I know Adventists believe they are eternal, but I find other groups who also believe that Adam must have known them in order for him to have sinned. Some claim that he broke all of the commandments when he ate the fruit. 

Please let me know your thoughts on this. 

—VIA EMAIL

 

Response: The first time the Ten Commandments are articulated in Scripture is Exodus 20. Adam sinned by breaking God’s command TO HIM: not to eat the fruit of that tree. Adam sinned because he did not believe and obey what God told him. That command was for him, and he broke it. He didn’t have to break the actual Ten in order to sin! Sin is against God, as David said in Psalm 51:4. Adam sinned against God. In Romans 5 Paul explains that there was no law prior to Moses, yet death reigned from Adam until Moses:

“Therefore, just as sin came into the world through one man, and death through sin, and so death spread to all men because all sinned—for sin indeed was in the world before the law was given, but sin is not counted where there is no law. Yet death reigned from Adam to Moses, even over those whose sinning was not like the transgression of Adam, who was a type of the one who was to come” (Rom. 5:12–14).

I hope this helps!

 

Adventist Jesus Is Michael the Archangel

Are there any Adventists—maybe the historical folks—who still describe Jesus as having been Michael the Archangel prior to His appearing in the world?

—VIA EMAIL

 

Response: Yes. This is still a core teaching of Adventism. Ellen White equates Michael with Jesus, and she attributes the identity of Jesus to Michael in Jude 9. Compare these two quotations of hers:

Christ resurrected Moses and took him to heaven. This enraged Satan, and he accused the Son of God of invading his dominion by robbing the grave of his lawful prey. Jude says of the resurrection of Moses, “Yet Michael the archangel, when contending with the devil he disputed about the body of Moses, durst not bring against him a railing accusation, but said, The Lord rebuke thee.” (RH, March 3, 1874, par. 13)

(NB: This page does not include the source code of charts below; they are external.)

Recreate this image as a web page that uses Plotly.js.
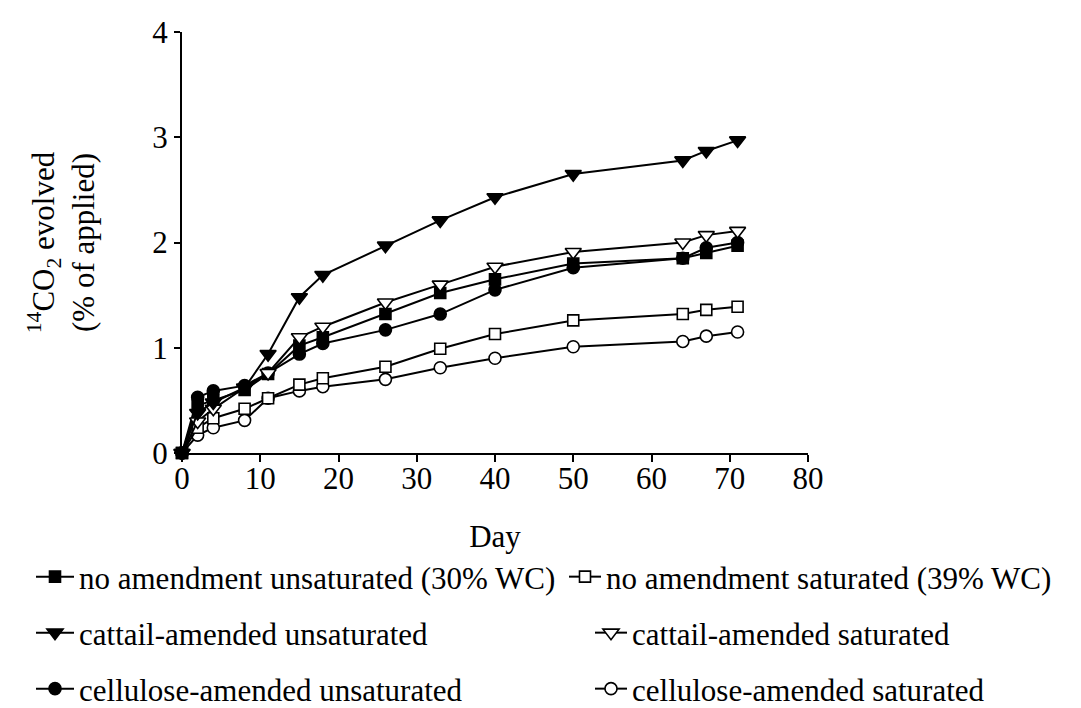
<!DOCTYPE html>
<html>
<head>
<meta charset="utf-8">
<script src="https://cdn.plot.ly/plotly-3.0.1.min.js"></script>
<style>html,body{margin:0;padding:0;background:#fff;}#chart{width:1081px;height:708px;}</style>
</head>
<body>
<div id="chart"></div>
<script>
const days = [0, 2, 4, 8, 11, 15, 18, 26, 33, 40, 50, 64, 67, 71];

const noAmendUnsat  = [0, 0.45, 0.50, 0.60, 0.75, 1.02, 1.10, 1.32, 1.52, 1.65, 1.80, 1.85, 1.90, 1.97];
const noAmendSat    = [0, 0.24, 0.33, 0.42, 0.52, 0.65, 0.71, 0.82, 0.99, 1.13, 1.26, 1.32, 1.36, 1.39];
const cattailUnsat  = [0, 0.38, 0.48, 0.62, 0.94, 1.48, 1.69, 1.97, 2.21, 2.43, 2.65, 2.78, 2.87, 2.97];
const cattailSat    = [0, 0.30, 0.42, 0.62, 0.76, 1.10, 1.20, 1.43, 1.60, 1.77, 1.91, 2.00, 2.07, 2.11];
const celluloseUnsat= [0, 0.53, 0.59, 0.64, 0.76, 0.94, 1.04, 1.17, 1.32, 1.55, 1.76, 1.85, 1.95, 2.00];
const celluloseSat  = [0, 0.17, 0.24, 0.31, 0.52, 0.59, 0.63, 0.70, 0.81, 0.90, 1.01, 1.06, 1.11, 1.15];

const seriesNames = [
  'no amendment unsaturated (30% WC)',
  'no amendment saturated (39% WC)',
  'cattail-amended unsaturated',
  'cattail-amended saturated',
  'cellulose-amended unsaturated',
  'cellulose-amended saturated'
];
const xTicks = [0, 10, 20, 30, 40, 50, 60, 70, 80];
const yTicks = [0, 1, 2, 3, 4];

const FONT = 'Liberation Serif';
const PL = 182, PR = 808, PT = 32, PB = 453, W = 1081, H = 708;

function tr(y, name, symbol, filled, size, legend) {
  return {
    x: days, y: y, name: name, type: 'scatter', mode: 'lines+markers',
    cliponaxis: false, legend: legend,
    line: {color: '#000', width: 2},
    marker: {symbol: symbol, size: size, color: filled ? '#000' : '#fff',
             line: {color: '#000', width: 1.6}}
  };
}

const data = [
  tr(celluloseSat,   seriesNames[5], 'circle', false, 12, 'legend6'),
  tr(noAmendSat,     seriesNames[1], 'square', false, 11, 'legend2'),
  tr(celluloseUnsat, seriesNames[4], 'circle', true, 12, 'legend5'),
  tr(noAmendUnsat,   seriesNames[0], 'square', true, 11, 'legend'),
  tr(cattailSat,     seriesNames[3], 'triangle-down', false, 14, 'legend4'),
  tr(cattailUnsat,   seriesNames[2], 'triangle-down', true, 14, 'legend3')
];

// legend boxes placed in paper coords (converted from pixel positions)
function leg(px, py, iw) {
  return {x: (px - PL) / (PR - PL), y: (PB - py) / (PB - PT), xref: 'paper', yref: 'paper',
          xanchor: 'left', yanchor: 'middle', orientation: 'v',
          font: {family: FONT, size: 31, color: '#000'}, bgcolor: 'rgba(0,0,0,0)',
          itemwidth: iw, borderwidth: 0};
}

const layout = {
  width: W, height: H,
  paper_bgcolor: '#fff', plot_bgcolor: '#fff',
  margin: {l: PL, r: W - PR, t: PT, b: H - PB, autoexpand: false},
  font: {family: FONT, color: '#000'},
  showlegend: true,
  xaxis: {
    range: [0, 80], tickvals: xTicks, ticktext: xTicks.map(String),
    showline: true, linecolor: '#000', linewidth: 2,
    ticks: 'outside', ticklen: 7, tickwidth: 2, tickcolor: '#000',
    showgrid: false, zeroline: false, ticklabelstandoff: -10,
    tickfont: {family: FONT, size: 31, color: '#000'},
    title: {text: 'Day', font: {family: FONT, size: 31, color: '#000'}, standoff: 30}
  },
  yaxis: {
    range: [0, 4], tickvals: yTicks, ticktext: yTicks.map(String),
    showline: true, linecolor: '#000', linewidth: 2,
    ticks: 'outside', ticklen: 6, tickwidth: 2, tickcolor: '#000',
    showgrid: false, zeroline: false,
    tickfont: {family: FONT, size: 31, color: '#000'},
    title: {text: '<sup>14</sup>CO<sub>2</sub> evolved<br>(% of applied)',
            font: {family: FONT, size: 31, color: '#000'}, standoff: 48}
  },
  legend:  leg(31, 577, 38),
  legend2: leg(564, 577, 32),
  legend3: leg(31, 633, 38),
  legend4: leg(590, 633, 32),
  legend5: leg(31, 689, 38),
  legend6: leg(590, 689, 32)
};

Plotly.newPlot('chart', data, layout, {displayModeBar: false, staticPlot: true});
</script>
</body>
</html>
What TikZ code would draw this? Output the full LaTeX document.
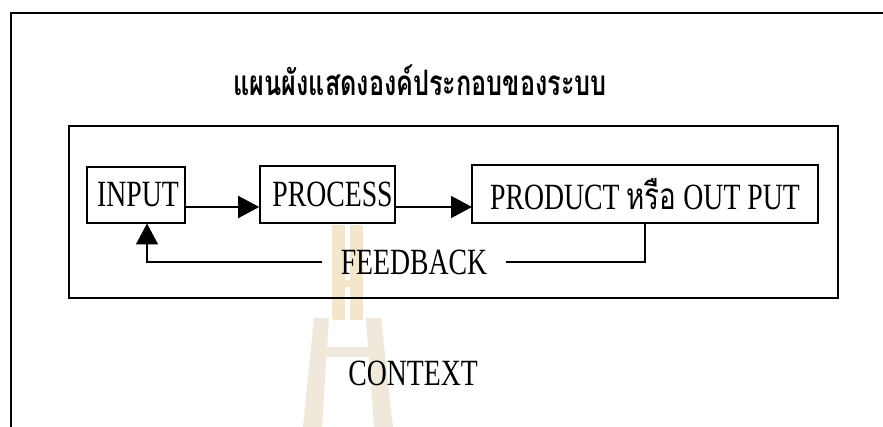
\documentclass[tikz,border=0pt]{standalone}
\usepackage{fontspec}
\setmainfont[FakeStretch=0.75]{Liberation Serif}
\newfontfamily\thaifont[Script=Thai,FakeStretch=0.75]{Loma}
\newfontfamily\thaititle[Script=Thai,FakeStretch=0.72]{Loma}
\usetikzlibrary{arrows.meta}
\definecolor{wmA}{HTML}{F4E6CA}
\definecolor{wmB}{HTML}{F0E8DA}
\begin{document}
\begin{tikzpicture}[x=1pt,y=-1pt,
  frameline/.style={line width=1.8pt},
  boxnode/.style={draw,line width=1.6pt,inner sep=0pt,font=\fontsize{37}{40}\selectfont},
  lbl/.style={font=\fontsize{37}{40}\selectfont,inner sep=0pt},
  flow/.style={line width=1.6pt,-{Triangle[length=21pt,width=22pt]}},
  fbline/.style={line width=1.6pt}]
\useasboundingbox (0,0) rectangle (883,427);
% watermark
\fill[wmA] (332,225) rectangle (345,320);
\fill[wmA] (350,225) rectangle (363,320);
\fill[wmA] (345,280) rectangle (350,287);
\fill[wmB] (314,318) -- (329,318) -- (322,427) -- (303,427) -- cycle;
\fill[wmB] (366,318) -- (381,318) -- (393,427) -- (374,427) -- cycle;
\fill[wmB] (325,347) rectangle (372,357);
% outer frame
\coordinate (ftl) at (11,13);
\coordinate (fbl) at (11,427);
\coordinate (ftr) at (883,13);
\draw[frameline] (fbl) -- (ftl) -- (ftr);
% inner box
\node[draw,line width=1.8pt,minimum width=769pt,minimum height=172pt,inner sep=0pt] (sys) at (453.5,212) {};
% title
\node[font=\thaititle\bfseries\fontsize{35}{40}\selectfont,inner sep=0pt] (title) at (420,80) {แผนผังแสดงองค์ประกอบของระบบ};
% boxes
\node[boxnode,minimum width=98pt,minimum height=56pt] (input) at (136,195) {\hspace*{4pt}INPUT};
\node[boxnode,minimum width=135pt,minimum height=57pt] (process) at (327.5,194.5) {\hspace*{10pt}PROCESS};
\node[boxnode,minimum width=346pt,minimum height=58pt] (output) at (645,194) {PRODUCT {\thaifont หรือ} OUT PUT};
% arrows
\coordinate (a1) at (185,207);
\coordinate (a2) at (472,207);
\draw[flow] (a1) -- (a1 -| process.west);
\draw[flow] (process.east |- a2) -- (a2);
% feedback
\node[lbl,inner xsep=19pt] (fb) at (414,262) {FEEDBACK};
\coordinate (fbr) at (645,262);
\coordinate (fbl2) at (147,262);
\coordinate (fbt) at (147,223.5);
\draw[fbline] (output.south) -- (fbr) -- (fb.east);
\draw[flow] (fb.west) -- (fbl2) -- (fbt);
% context
\node[lbl] (ctx) at (413,373) {CONTEXT};
\end{tikzpicture}
\end{document}
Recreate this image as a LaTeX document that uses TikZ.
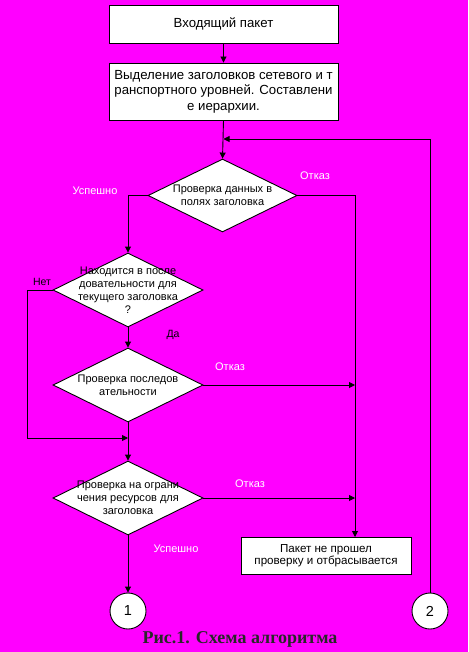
\documentclass[tikz,border=0pt]{standalone}
\usepackage{fontspec}
\setmainfont{Liberation Sans}
\newfontfamily\capfont{Liberation Serif}
\usetikzlibrary{arrows.meta,shapes.geometric}
\definecolor{bgmag}{RGB}{255,0,255}
\definecolor{capcol}{RGB}{40,40,40}
\begin{document}
\begin{tikzpicture}[x=1pt,y=-1pt,
  box/.style={draw=black,fill=white,line width=0.9pt,font=\fontsize{13.2}{15.5}\selectfont,align=center,inner sep=2pt},
  dia/.style={draw=black,fill=white,line width=0.9pt,shape=diamond,inner sep=0pt},
  dtext/.style={font=\fontsize{11}{13}\selectfont,align=center},
  conn/.style={draw=black,fill=white,line width=0.9pt,circle,inner sep=0pt,minimum size=36pt,font=\fontsize{14.5}{16}\selectfont},
  arr/.style={line width=0.9pt,-{Triangle[length=6pt,width=6pt]}},
  lbl/.style={font=\fontsize{11}{12}\selectfont,text=white},
  lblb/.style={font=\fontsize{10.5}{12}\selectfont,text=black}]
\useasboundingbox (0,0) rectangle (468,652);
\fill[bgmag] (0,0) rectangle (468,652);

\node[box,minimum width=229pt,minimum height=38pt] (b1) at (223.5,24) {Входящий пакет};
\node[box,minimum width=229pt,minimum height=57pt] (b2) at (223.5,91.5) {Выделение заголовков сетевого и т\\ранспортного уровней. Составлени\\е иерархии.};
\node[dia,minimum width=149pt,minimum height=73pt,
  label={[dtext]center:Проверка данных в\\полях заголовка}] (d1) at (222.5,195.5) {};
\node[dia,minimum width=150pt,minimum height=74pt,
  label={[dtext]center:Находится в после\\довательности для\\текущего заголовка\\?}] (d2) at (128,290) {};
\node[dia,minimum width=150pt,minimum height=74pt,
  label={[dtext]center:Проверка последов\\ательности}] (d3) at (128,385) {};
\node[dia,minimum width=150pt,minimum height=74pt,
  label={[dtext]center:Проверка на ограни\\чения ресурсов для\\заголовка}] (d4) at (128,498) {};
\node[box,minimum width=170pt,minimum height=37pt,font=\fontsize{11.6}{12}\selectfont] (b3) at (326,555.5) {Пакет не прошел\\проверку и отбрасывается};
\node[conn] (c1) at (128,611) {1};
\node[conn] (c2) at (430,611) {2};

\coordinate (loopc) at (223.5,139);
\coordinate (b3in) at (355,537);
\coordinate (j3) at (355,385);
\coordinate (j4) at (355,498);
\coordinate (j2) at (128,438);

\draw[arr] (b1.south) -- (b2.north);
\draw[arr] (b2.south) -- (d1.north);
\draw[arr] (c2.north) -- (c2.north |- loopc) -- (loopc);
\draw[arr] (d1.west) -| (d2.north);
\draw[arr] (d1.east) -| (b3in);
\draw[arr] (d2.west) -- ++(-25,0) |- (j2);
\draw[arr] (d2.south) -- (d3.north);
\draw[arr] (d3.east) -- (j3);
\draw[arr] (d3.south) -- (d4.north);
\draw[arr] (d4.east) -- (j4);
\draw[arr] (d4.south) -- (c1.north);

\node[lbl] (l1) at (95,191) {Успешно};
\node[lbl] (l2) at (315,176) {Отказ};
\node[lblb] (l3) at (42,282) {Нет};
\node[lblb] (l4) at (173,335) {Да};
\node[lbl] (l5) at (230,367) {Отказ};
\node[lbl] (l6) at (250,484) {Отказ};
\node[lbl] (l7) at (176,549) {Успешно};

\node[font=\capfont\bfseries\fontsize{18}{20}\selectfont,text=capcol] (cap) at (240,639) {Рис.1. Схема алгоритма};
\end{tikzpicture}
\end{document}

I saw that Moses passed through death, but Michael came down and gave him life before he saw corruption. Satan claimed the body as his, but Michael resurrected Moses, and took him to heaven. The Devil tried to hold his body, and railed out bitterly against God, denounced him as unjust, in taking from him his prey. But Michael did not rebuke the Devil, although it was through his temptation and power that God’s servant had fallen. Christ meekly referred him to his Father, saying, The Lord rebuke thee. (Spiritual Gifts vol 1, p. 43.1)

 

Controversy With a Certain Outcome

Just a thought for you to consider: I understand your position on there not being a “controversy” between Christ and Satan as presented by Adventists. And you are correct that there was never a time when there was a possibility of God losing to Satan in any way. 

However, the Bible does talk about conflict between the two. Satan is the enemy, etc. I think there are two understandings of the word “controversy” that people hold. Adventists think of it as two equals, or opponents, with the outcome of the controversy being in doubt. Yet there can be “controversy” without the element of the conflict outcome being in doubt. 

If a child throws a temper tantrum and starts hitting an adult, is the outcome ever in doubt? Yes, there is controversy, but no question in outcome. It might help some people to acknowledge what the Bible seems to obviously present. Yet there is never a question of outcome, even with Satan throwing a temper tantrum. 

—VIA EMAIL

 

Response: You make a good point. I know that often even evangelical Christians will refer to a controversy between good and evil. 

My concern is that Scripture never pictures, as you have said, that Jesus and Satan are equal-but-opposite opponents in an ongoing battle. Since becoming a true Christian and learning to take God’s word seriously, I see so much less biblical support for seeing Satan as an object of our fear or opposition. He is an accuser, a deceiver, an influencer of depraved humanity. Yet his kingdom is different from Jesus’s kingdom (Col 1:13). 

We are not called to fight Satan but to trust Jesus. Only in Him can we “resist the devil” (Jas. 4:7). He is a roaring lion, but his doom is certain. I realize I am seeing this question from the perspective of having had to jettison the “great controversy worldview” which included my ongoing obedience to the Sabbath to demonstrate I loved God, a view which did not teach we are born spiritually dead and that salvation is being brought to spiritual life, which taught a powerful and nearly omnipresent devil, and which also included an extra-biblical source of biblical “insight”.